| The request |
Without the images, write out the whole listing exactly.
"""
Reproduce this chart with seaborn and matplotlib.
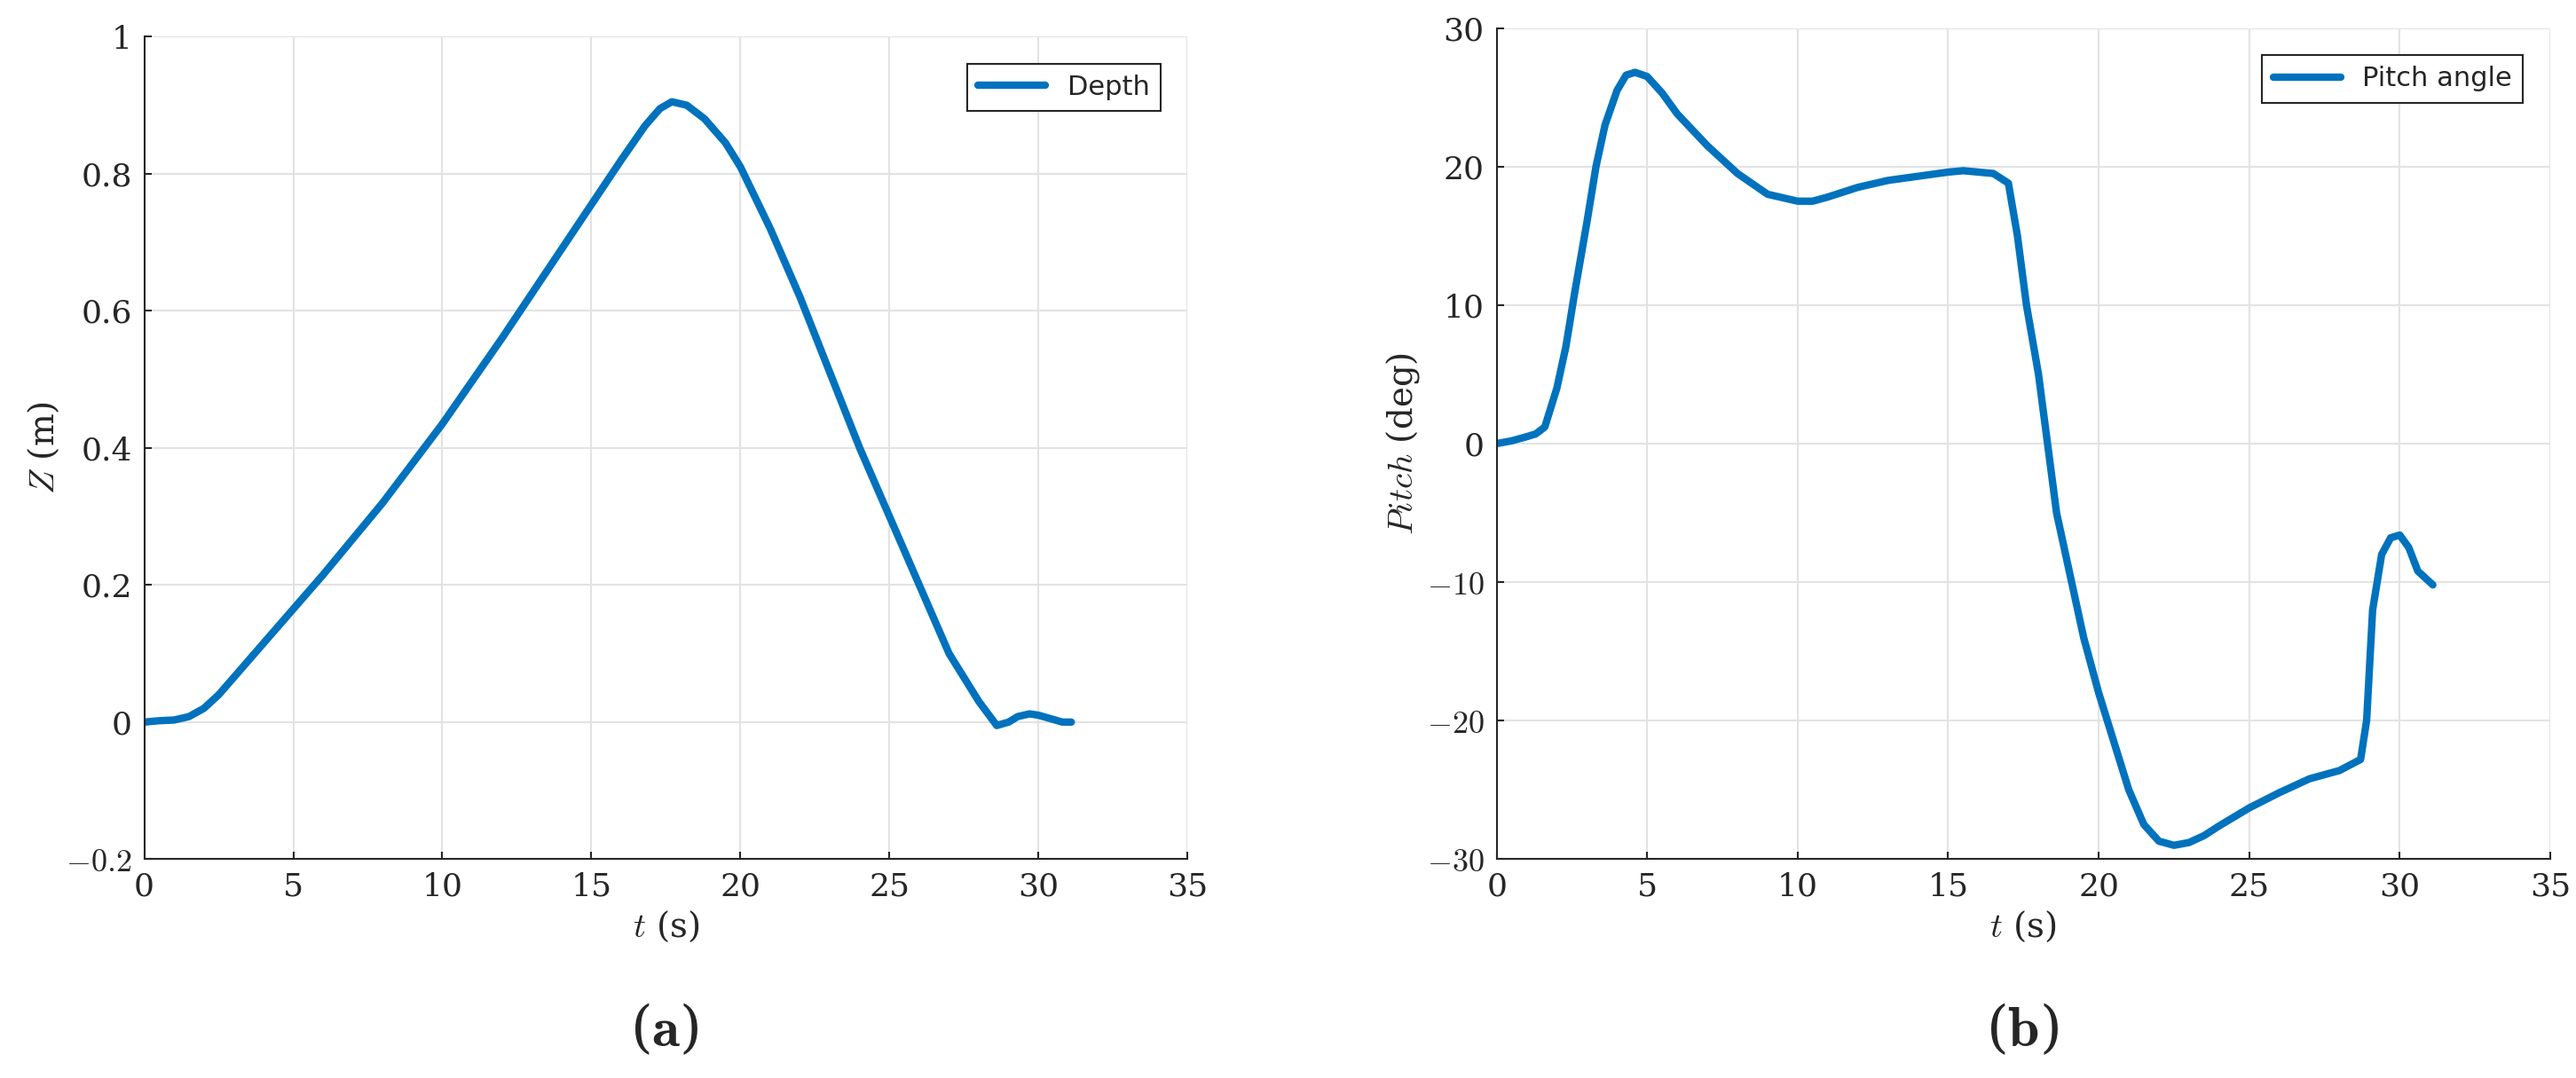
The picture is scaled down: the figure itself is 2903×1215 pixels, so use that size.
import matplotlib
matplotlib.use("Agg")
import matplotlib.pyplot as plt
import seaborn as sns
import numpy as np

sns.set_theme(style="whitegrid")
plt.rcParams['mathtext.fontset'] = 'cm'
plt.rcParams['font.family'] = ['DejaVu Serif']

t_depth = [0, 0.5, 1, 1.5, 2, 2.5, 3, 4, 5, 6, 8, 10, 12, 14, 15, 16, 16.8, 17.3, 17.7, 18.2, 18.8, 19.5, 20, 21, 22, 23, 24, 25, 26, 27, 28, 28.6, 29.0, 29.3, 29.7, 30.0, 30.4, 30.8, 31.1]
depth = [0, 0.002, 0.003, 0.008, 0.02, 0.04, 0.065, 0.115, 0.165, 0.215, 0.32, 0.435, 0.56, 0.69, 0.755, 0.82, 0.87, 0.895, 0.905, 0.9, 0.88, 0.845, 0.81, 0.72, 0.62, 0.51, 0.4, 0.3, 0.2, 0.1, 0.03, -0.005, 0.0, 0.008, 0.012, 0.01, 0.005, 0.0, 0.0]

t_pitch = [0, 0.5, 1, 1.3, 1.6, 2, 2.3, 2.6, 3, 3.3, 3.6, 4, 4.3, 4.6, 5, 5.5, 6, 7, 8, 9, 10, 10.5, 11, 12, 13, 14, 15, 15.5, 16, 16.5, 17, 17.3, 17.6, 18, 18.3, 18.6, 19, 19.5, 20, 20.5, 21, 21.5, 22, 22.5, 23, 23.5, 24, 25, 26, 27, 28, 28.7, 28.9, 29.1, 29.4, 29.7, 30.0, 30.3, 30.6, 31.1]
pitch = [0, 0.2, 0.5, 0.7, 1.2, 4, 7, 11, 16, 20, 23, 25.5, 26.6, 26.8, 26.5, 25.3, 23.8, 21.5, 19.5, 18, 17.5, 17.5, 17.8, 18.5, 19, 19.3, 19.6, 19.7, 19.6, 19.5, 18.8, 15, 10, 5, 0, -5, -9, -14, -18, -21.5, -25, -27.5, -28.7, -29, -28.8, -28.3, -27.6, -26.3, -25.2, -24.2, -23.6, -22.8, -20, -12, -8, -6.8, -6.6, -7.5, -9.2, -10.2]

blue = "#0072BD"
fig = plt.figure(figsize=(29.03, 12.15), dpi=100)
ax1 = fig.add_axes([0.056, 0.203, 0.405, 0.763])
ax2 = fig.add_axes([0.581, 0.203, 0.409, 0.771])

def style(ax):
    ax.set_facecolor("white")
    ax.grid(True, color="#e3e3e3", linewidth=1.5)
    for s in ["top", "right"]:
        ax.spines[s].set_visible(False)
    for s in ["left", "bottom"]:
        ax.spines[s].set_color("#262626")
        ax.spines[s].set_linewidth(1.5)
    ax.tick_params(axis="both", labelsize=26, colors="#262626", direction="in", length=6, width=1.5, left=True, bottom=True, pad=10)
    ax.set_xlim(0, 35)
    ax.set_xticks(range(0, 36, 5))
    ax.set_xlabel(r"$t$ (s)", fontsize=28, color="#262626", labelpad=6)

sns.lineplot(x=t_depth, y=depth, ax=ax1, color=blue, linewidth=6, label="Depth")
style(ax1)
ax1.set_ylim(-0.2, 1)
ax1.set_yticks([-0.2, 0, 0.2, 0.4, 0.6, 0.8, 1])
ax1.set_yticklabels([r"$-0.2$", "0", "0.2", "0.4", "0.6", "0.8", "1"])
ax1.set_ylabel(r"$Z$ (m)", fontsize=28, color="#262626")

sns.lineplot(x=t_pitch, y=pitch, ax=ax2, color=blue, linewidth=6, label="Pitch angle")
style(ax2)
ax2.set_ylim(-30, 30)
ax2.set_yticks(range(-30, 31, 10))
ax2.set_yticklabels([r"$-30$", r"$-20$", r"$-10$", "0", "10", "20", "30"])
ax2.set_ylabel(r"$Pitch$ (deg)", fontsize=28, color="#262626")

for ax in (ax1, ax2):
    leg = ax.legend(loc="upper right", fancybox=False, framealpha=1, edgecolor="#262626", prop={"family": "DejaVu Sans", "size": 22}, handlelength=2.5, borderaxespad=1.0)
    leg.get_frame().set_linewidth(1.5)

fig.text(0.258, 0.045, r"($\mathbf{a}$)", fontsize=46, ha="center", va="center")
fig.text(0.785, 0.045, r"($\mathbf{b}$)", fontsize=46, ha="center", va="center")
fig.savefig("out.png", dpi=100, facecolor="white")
"""
| The output |
Reproduce this chart with seaborn and matplotlib.
The picture is scaled down: the figure itself is 2903×1215 pixels, so use that size.
import matplotlib
matplotlib.use("Agg")
import matplotlib.pyplot as plt
import seaborn as sns
import numpy as np

sns.set_theme(style="whitegrid")
plt.rcParams['mathtext.fontset'] = 'cm'
plt.rcParams['font.family'] = ['DejaVu Serif']

t_depth = [0, 0.5, 1, 1.5, 2, 2.5, 3, 4, 5, 6, 8, 10, 12, 14, 15, 16, 16.8, 17.3, 17.7, 18.2, 18.8, 19.5, 20, 21, 22, 23, 24, 25, 26, 27, 28, 28.6, 29.0, 29.3, 29.7, 30.0, 30.4, 30.8, 31.1]
depth = [0, 0.002, 0.003, 0.008, 0.02, 0.04, 0.065, 0.115, 0.165, 0.215, 0.32, 0.435, 0.56, 0.69, 0.755, 0.82, 0.87, 0.895, 0.905, 0.9, 0.88, 0.845, 0.81, 0.72, 0.62, 0.51, 0.4, 0.3, 0.2, 0.1, 0.03, -0.005, 0.0, 0.008, 0.012, 0.01, 0.005, 0.0, 0.0]

t_pitch = [0, 0.5, 1, 1.3, 1.6, 2, 2.3, 2.6, 3, 3.3, 3.6, 4, 4.3, 4.6, 5, 5.5, 6, 7, 8, 9, 10, 10.5, 11, 12, 13, 14, 15, 15.5, 16, 16.5, 17, 17.3, 17.6, 18, 18.3, 18.6, 19, 19.5, 20, 20.5, 21, 21.5, 22, 22.5, 23, 23.5, 24, 25, 26, 27, 28, 28.7, 28.9, 29.1, 29.4, 29.7, 30.0, 30.3, 30.6, 31.1]
pitch = [0, 0.2, 0.5, 0.7, 1.2, 4, 7, 11, 16, 20, 23, 25.5, 26.6, 26.8, 26.5, 25.3, 23.8, 21.5, 19.5, 18, 17.5, 17.5, 17.8, 18.5, 19, 19.3, 19.6, 19.7, 19.6, 19.5, 18.8, 15, 10, 5, 0, -5, -9, -14, -18, -21.5, -25, -27.5, -28.7, -29, -28.8, -28.3, -27.6, -26.3, -25.2, -24.2, -23.6, -22.8, -20, -12, -8, -6.8, -6.6, -7.5, -9.2, -10.2]

blue = "#0072BD"
fig = plt.figure(figsize=(29.03, 12.15), dpi=100)
ax1 = fig.add_axes([0.056, 0.203, 0.405, 0.763])
ax2 = fig.add_axes([0.581, 0.203, 0.409, 0.771])

def style(ax):
    ax.set_facecolor("white")
    ax.grid(True, color="#e3e3e3", linewidth=1.5)
    for s in ["top", "right"]:
        ax.spines[s].set_visible(False)
    for s in ["left", "bottom"]:
        ax.spines[s].set_color("#262626")
        ax.spines[s].set_linewidth(1.5)
    ax.tick_params(axis="both", labelsize=26, colors="#262626", direction="in", length=6, width=1.5, left=True, bottom=True, pad=10)
    ax.set_xlim(0, 35)
    ax.set_xticks(range(0, 36, 5))
    ax.set_xlabel(r"$t$ (s)", fontsize=28, color="#262626", labelpad=6)

sns.lineplot(x=t_depth, y=depth, ax=ax1, color=blue, linewidth=6, label="Depth")
style(ax1)
ax1.set_ylim(-0.2, 1)
ax1.set_yticks([-0.2, 0, 0.2, 0.4, 0.6, 0.8, 1])
ax1.set_yticklabels([r"$-0.2$", "0", "0.2", "0.4", "0.6", "0.8", "1"])
ax1.set_ylabel(r"$Z$ (m)", fontsize=28, color="#262626")

sns.lineplot(x=t_pitch, y=pitch, ax=ax2, color=blue, linewidth=6, label="Pitch angle")
style(ax2)
ax2.set_ylim(-30, 30)
ax2.set_yticks(range(-30, 31, 10))
ax2.set_yticklabels([r"$-30$", r"$-20$", r"$-10$", "0", "10", "20", "30"])
ax2.set_ylabel(r"$Pitch$ (deg)", fontsize=28, color="#262626")

for ax in (ax1, ax2):
    leg = ax.legend(loc="upper right", fancybox=False, framealpha=1, edgecolor="#262626", prop={"family": "DejaVu Sans", "size": 22}, handlelength=2.5, borderaxespad=1.0)
    leg.get_frame().set_linewidth(1.5)

fig.text(0.258, 0.045, r"($\mathbf{a}$)", fontsize=46, ha="center", va="center")
fig.text(0.785, 0.045, r"($\mathbf{b}$)", fontsize=46, ha="center", va="center")
fig.savefig("out.png", dpi=100, facecolor="white")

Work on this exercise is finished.